Tuesday, September 5, 2006

weasel fluff


I'm sitting at my desk, doing nothing and thinking non-thoughts. I know there are better things I could be doing, but I just cannot find the motivation to get up and do them. I'm upset that this week didn't have a Monday. I like Monday. I get to go to Zoology on Monday and I clean out my car on Monday (at least in theory) and I get to go back to the gym after a horrible, perilous weekend doing without. I didn't get to do any of those things, and the things I did do which were supposed to be fun, leisure activities turned out to be oddly unsatisfying. I think next time I have a three day weekend then I'll just not take the day off. Refuse to vacation.
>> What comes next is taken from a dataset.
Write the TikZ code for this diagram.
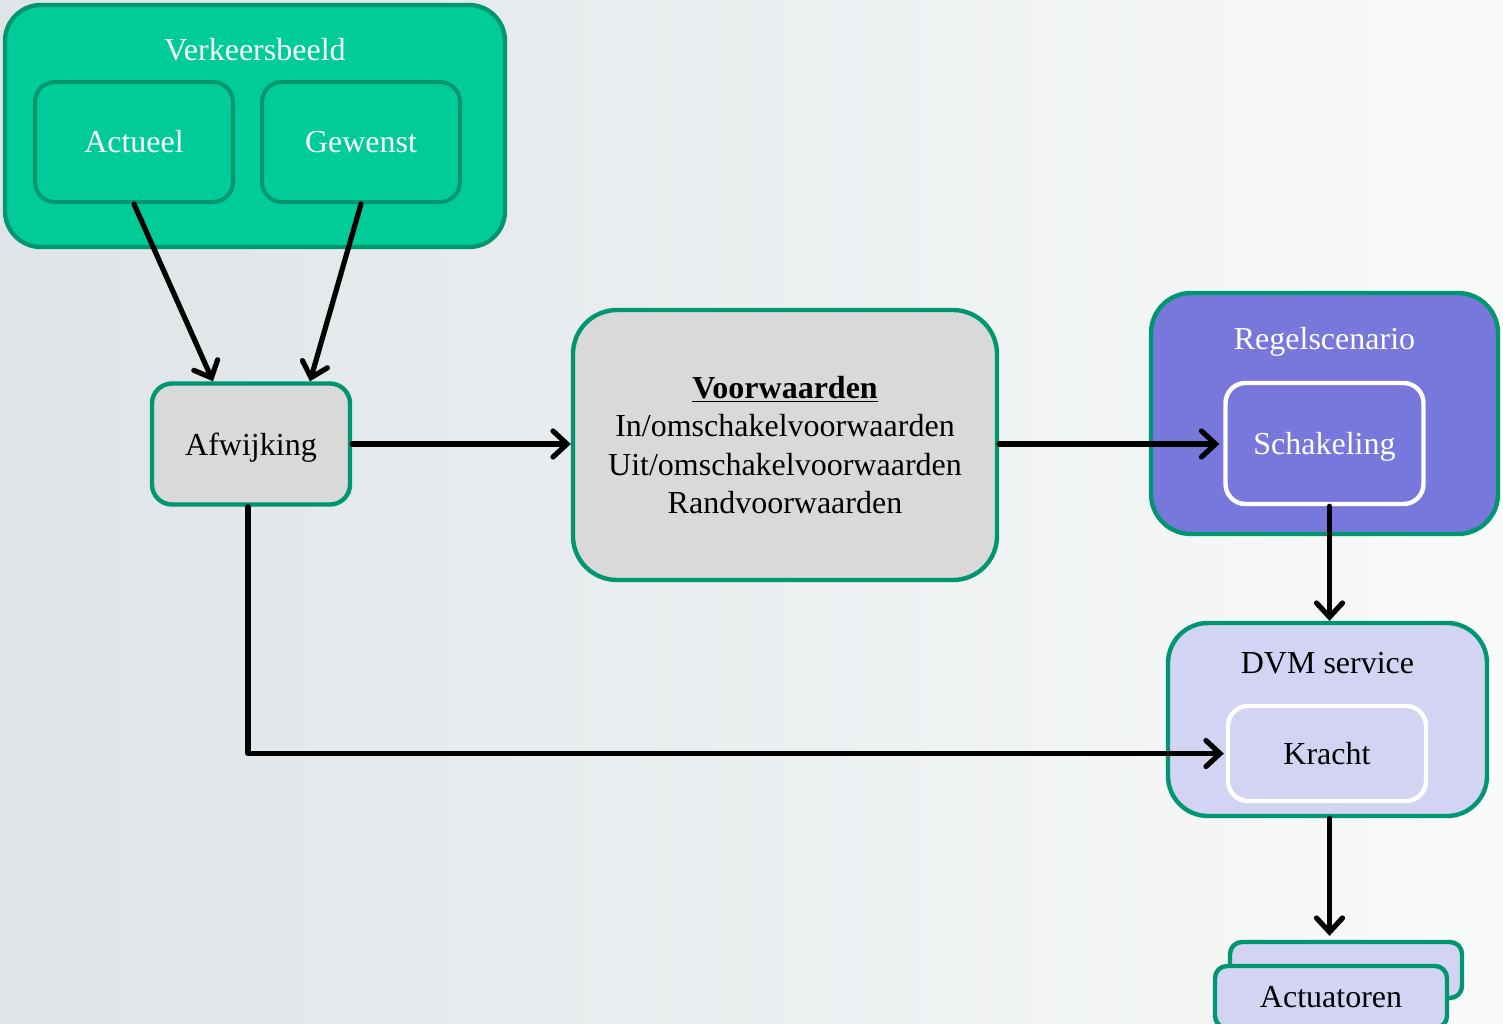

I'll just go to classes like normal and if the building is locked then I'll study on my own And I'll refuse to have any sort of "fun" because fun ultimately comes back to bite you in the ass. 

Sunday, September 3, 2006

with a dwarf


my parents are out of town this week and they took hayley with them. and its labor day. on labor day everyone across the nation toils and labors endlessly for 24 hours or until they pass out from exhaustion. i bought work gloves special for the occaision. i have to put the chickens back in their house for my dad. they don't know that they can't fly. its kind of funny like when my brother used to think he was superman. he figured out he couldn't fly after three trips to the emergency room and he still has the scars to remind him. but the chickens make my hands smell funny. i watched scary movie 4 today and i have to wonder why poop is so funny.. it doesn't seem like comedy to me. i think there were at least 3 instances where a character pooped in that movie. and in that new jack black movie where he pretends to be mexican, he poops, too. i don't get it. my mouth tastes like cheese and that tells me that its time to visit mr. toothbrush. i also visit with mr. floss but sometimes he's a mean lil fella.